The New York Times this weekend posted a fascinating interactive feature at their web site: Inaugural Words — 1789 to the Present. (Thanks, by the way, to Angela Maiers for pointing me to this, via Larry Ferlazo’s blog.) The site gives a word cloud based on the inauguration speeches of each president.
Here are a few ideas about how you could use this with your gifted students:
- Select one of the speeches and have the students infer whatever they can about the historical context in which it was given.
- Research the historical period and compare/contrast what was mentioned in the speech with things that were left out.
- Compare how vocabulary has changed over time. Figure out a way to illustrate these changes (perhaps with a graph or timeline).
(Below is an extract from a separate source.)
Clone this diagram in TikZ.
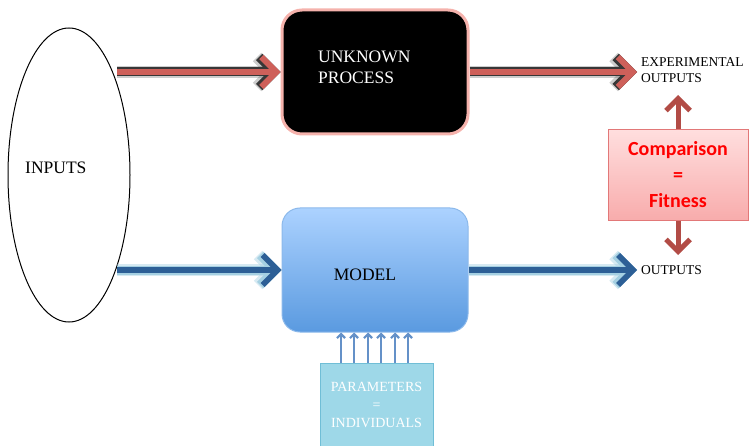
\documentclass[tikz,border=0pt]{standalone}
\usepackage{fontspec}
\setmainfont{Liberation Serif}
\newfontfamily\cmpfont{Carlito}
\usetikzlibrary{shapes.geometric}
\usetikzlibrary{positioning}
\usetikzlibrary{arrows.meta}

\definecolor{arrowred}{RGB}{206,96,90}
\definecolor{glowdark}{RGB}{55,55,55}
\definecolor{arrowblue}{RGB}{45,95,150}
\definecolor{glowblue}{RGB}{165,208,226}
\definecolor{linkred}{RGB}{178,76,70}
\definecolor{parblue}{RGB}{100,145,200}
\definecolor{modeltop}{RGB}{172,210,255}
\definecolor{modelbot}{RGB}{90,154,224}
\definecolor{modelline}{RGB}{140,185,235}
\definecolor{procglow}{RGB}{245,178,172}
\definecolor{cmptop}{RGB}{255,222,222}
\definecolor{cmpbot}{RGB}{248,172,172}
\definecolor{cmpline}{RGB}{226,120,120}
\definecolor{parfill}{RGB}{158,216,232}
\definecolor{parline}{RGB}{112,190,214}

\tikzset{
  bigtip/.style={-{Straight Barb[length=15pt,width=30pt]}},
  redarrow/.style={bigtip, draw=arrowred, line width=6pt,
    preaction={draw=glowdark, opacity=.25, line width=12pt},
    preaction={draw=glowdark, line width=9pt}},
  bluearrow/.style={bigtip, draw=arrowblue, line width=5.5pt,
    preaction={draw=glowblue, opacity=.45, line width=12pt},
    preaction={draw=glowblue, line width=9pt}},
  linkarrow/.style={-{Straight Barb[length=12pt,width=24pt]}, draw=linkred, line width=5pt},
  pararrow/.style={-{Straight Barb[length=4pt,width=8pt]}, draw=parblue, line width=2.2pt},
  procbox/.style={rectangle, rounded corners=20pt, fill=black, draw=procglow, line width=3pt,
    minimum width=186pt, minimum height=124pt},
  modelbox/.style={rectangle, rounded corners=18pt, top color=modeltop, bottom color=modelbot,
    draw=modelline, line width=1pt, minimum width=186pt, minimum height=124pt},
  cmpbox/.style={rectangle, top color=cmptop, bottom color=cmpbot, draw=cmpline, line width=1pt,
    minimum width=140pt, minimum height=90pt, align=center, text=red,
    font=\cmpfont\bfseries\fontsize{20}{26}\selectfont},
  parbox/.style={rectangle, fill=parfill, draw=parline, line width=1pt,
    minimum width=113pt, minimum height=84pt, align=center, text=white,
    font=\fontsize{14}{18}\selectfont},
  bigtext/.style={font=\fontsize{17.5}{21}\selectfont},
  smalltext/.style={font=\fontsize{13.5}{16}\selectfont, align=left}
}

\begin{document}
\begin{tikzpicture}[x=1pt,y=-1pt]
\useasboundingbox (0,0) rectangle (751,446);

% inputs
\node[ellipse, draw, line width=1pt, minimum width=122pt, minimum height=294pt, inner sep=0pt] (inputs) at (69,175) {};
\node[bigtext, anchor=west, inner sep=0pt] (inputstext) at (25,168) {INPUTS};

% the two blocks
\node[procbox] (process) at (375,72) {};
\node[bigtext, anchor=west, align=left, text=white, inner sep=0pt] (proctext) at (318,67) {UNKNOWN\\PROCESS};
\node[modelbox] (model) at (375,270) {};
\node[bigtext, inner sep=0pt] (modeltext) at (365,275) {MODEL};

% outputs
\node[smalltext, anchor=west, inner sep=0pt] (expout) at (641,70) {EXPERIMENTAL\\OUTPUTS};
\node[smalltext, anchor=west, inner sep=0pt] (simout) at (641,270) {OUTPUTS};
\node[cmpbox] (compare) at (678,175) {Comparison\\=\\Fitness};
\coordinate (uptip) at (678,95);
\coordinate (downtip) at (678,255);

% parameters
\node[parbox] (params) at (376.5,405) {PARAMETERS\\=\\INDIVIDUALS};

\draw[redarrow] (inputs.62 |- process.west) -- (process.west);
\draw[redarrow] (process.east) -- ([xshift=-4pt]expout.west |- process.east);
\draw[bluearrow] (inputs.-62 |- model.west) -- (model.west);
\draw[bluearrow] (model.east) -- ([xshift=-4pt]simout.west);
\draw[linkarrow] (compare.north) -- (uptip);
\draw[linkarrow] (compare.south) -- (downtip);
\foreach \x in {341,354,368,381,395,408}
  \draw[pararrow] (\x,0 |- params.north) -- (\x,0 |- model.south);
\end{tikzpicture}
\end{document}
- Combine the text from several speeches (perhaps all the speeches over a 50-year span, or all the speeches from the top-ranked Presidents) and create a Wordle to look for broader patterns of words.
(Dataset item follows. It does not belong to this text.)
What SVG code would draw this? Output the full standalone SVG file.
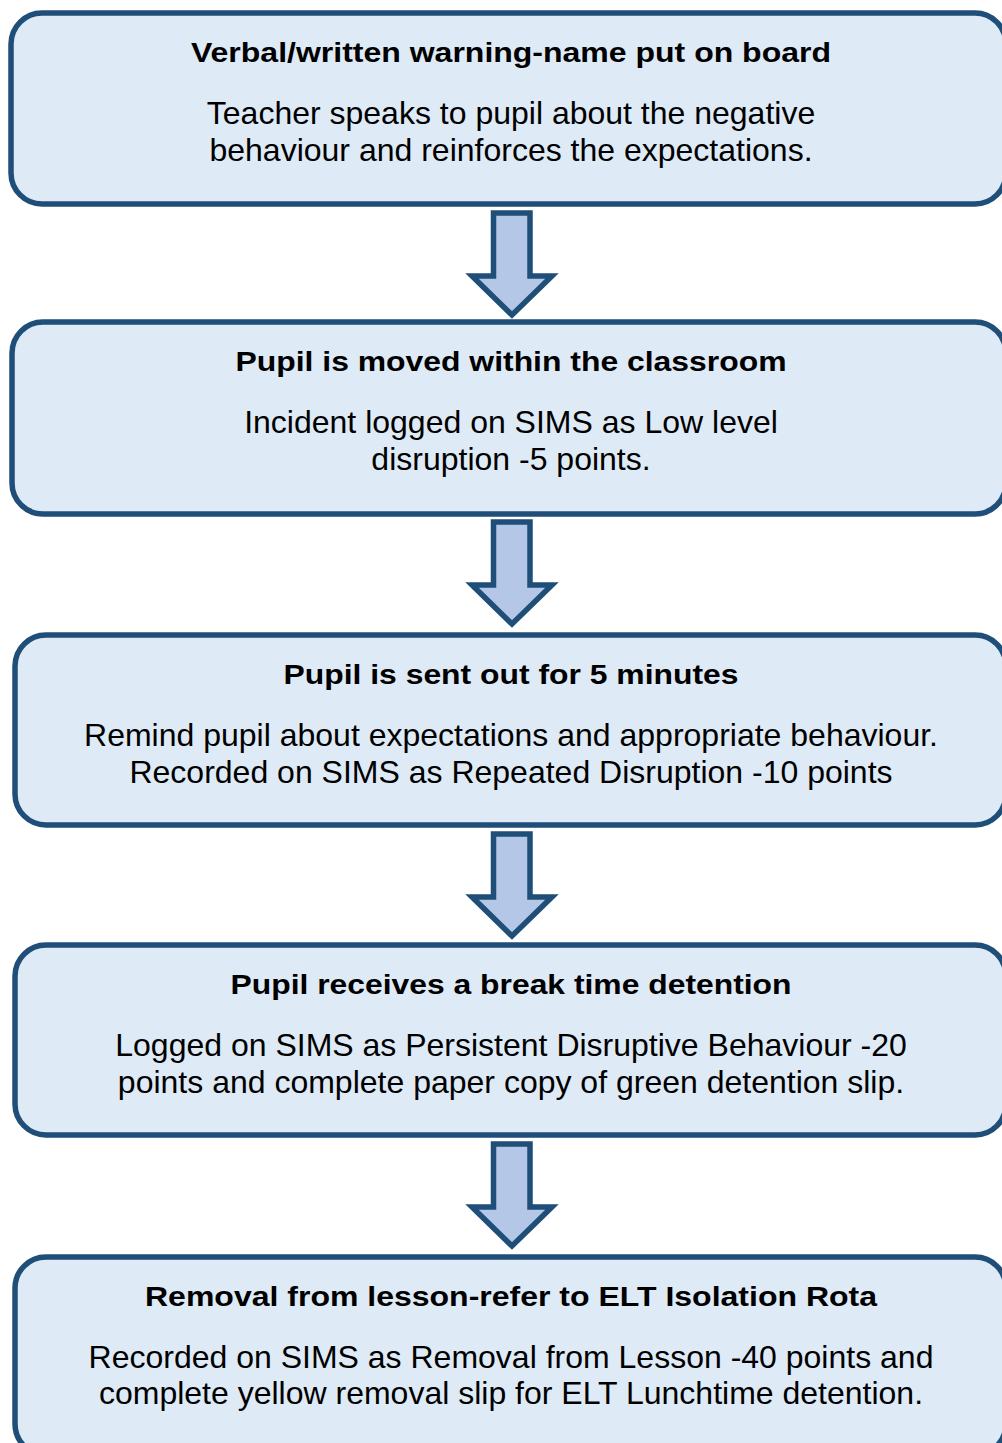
<svg xmlns="http://www.w3.org/2000/svg" width="1002" height="1443" viewBox="0 0 1002 1443">
<style>
.box{fill:#DEEAF6;stroke:#1F4E79;stroke-width:5.5}
.arrow{fill:#B4C7E7;stroke:#1F4E79;stroke-width:5.5;stroke-linejoin:miter}
.t{font-family:"Liberation Sans",Arial,sans-serif;font-weight:bold;font-size:28.5px;fill:#000;text-anchor:middle}
.b{font-family:"Liberation Sans",Arial,sans-serif;font-size:32px;fill:#000;text-anchor:middle}
</style>
<defs>
<path id="arr" d="M493.5,0 H530 V63 H552 L512,102 L472,63 H493.5 Z"/>
</defs>
<rect width="1002" height="1443" fill="#FFFFFF"/>
<g id="connectors">
<use href="#arr" class="arrow" y="213"/>
<use href="#arr" class="arrow" y="522"/>
<use href="#arr" class="arrow" y="834"/>
<use href="#arr" class="arrow" y="1144"/>
</g>
<g id="node1">
<rect class="box" x="11" y="13" width="995" height="191" rx="31" ry="31"/>
<text class="t" x="511" y="62" textLength="640" lengthAdjust="spacingAndGlyphs">Verbal/written warning-name put on board</text>
<text class="b" x="511" y="124">Teacher speaks to pupil about the negative</text>
<text class="b" x="511" y="161">behaviour and reinforces the expectations.</text>
</g>
<g id="node2">
<rect class="box" x="12" y="322" width="994" height="192" rx="31" ry="31"/>
<text class="t" x="511" y="370.5" textLength="551" lengthAdjust="spacingAndGlyphs">Pupil is moved within the classroom</text>
<text class="b" x="511" y="433">Incident logged on SIMS as Low level</text>
<text class="b" x="511" y="470">disruption -5 points.</text>
</g>
<g id="node3">
<rect class="box" x="15" y="635" width="991" height="190" rx="31" ry="31"/>
<text class="t" x="511" y="683.5" textLength="455" lengthAdjust="spacingAndGlyphs">Pupil is sent out for 5 minutes</text>
<text class="b" x="511" y="745.5">Remind pupil about expectations and appropriate behaviour.</text>
<text class="b" x="511" y="783">Recorded on SIMS as Repeated Disruption -10 points</text>
</g>
<g id="node4">
<rect class="box" x="15" y="945" width="991" height="190" rx="31" ry="31"/>
<text class="t" x="511" y="993.5" textLength="561" lengthAdjust="spacingAndGlyphs">Pupil receives a break time detention</text>
<text class="b" x="511" y="1056">Logged on SIMS as Persistent Disruptive Behaviour -20</text>
<text class="b" x="511" y="1093">points and complete paper copy of green detention slip.</text>
</g>
<g id="node5">
<rect class="box" x="15" y="1257" width="991" height="198" rx="31" ry="31"/>
<text class="t" x="511" y="1305.5" textLength="732" lengthAdjust="spacingAndGlyphs">Removal from lesson-refer to ELT Isolation Rota</text>
<text class="b" x="511" y="1367.5">Recorded on SIMS as Removal from Lesson -40 points and</text>
<text class="b" x="511" y="1404">complete yellow removal slip for ELT Lunchtime detention.</text>
</g>
</svg>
- Create a Wordle from President Obama’s speech and compare it to those from other Presidents. (Thanks to Lee Kolbert for this idea.)
- Imagine you’re elected President. Which other Presidents would you emulate? Use words from their speeches to begin building your own.
- Research which Presidents wrote their own speeches and which used speechwriters. Is there any difference in the vocabulary?
This is admittedly a very rough list of ideas, and none of these are fully fleshed-out lessons. What other thoughts do you have?
I really do love this site and plan to share with our teachers tomorrow when we return to school. I think the activities can continue well beyond the inauguration. Thank you also for the “shout-out.”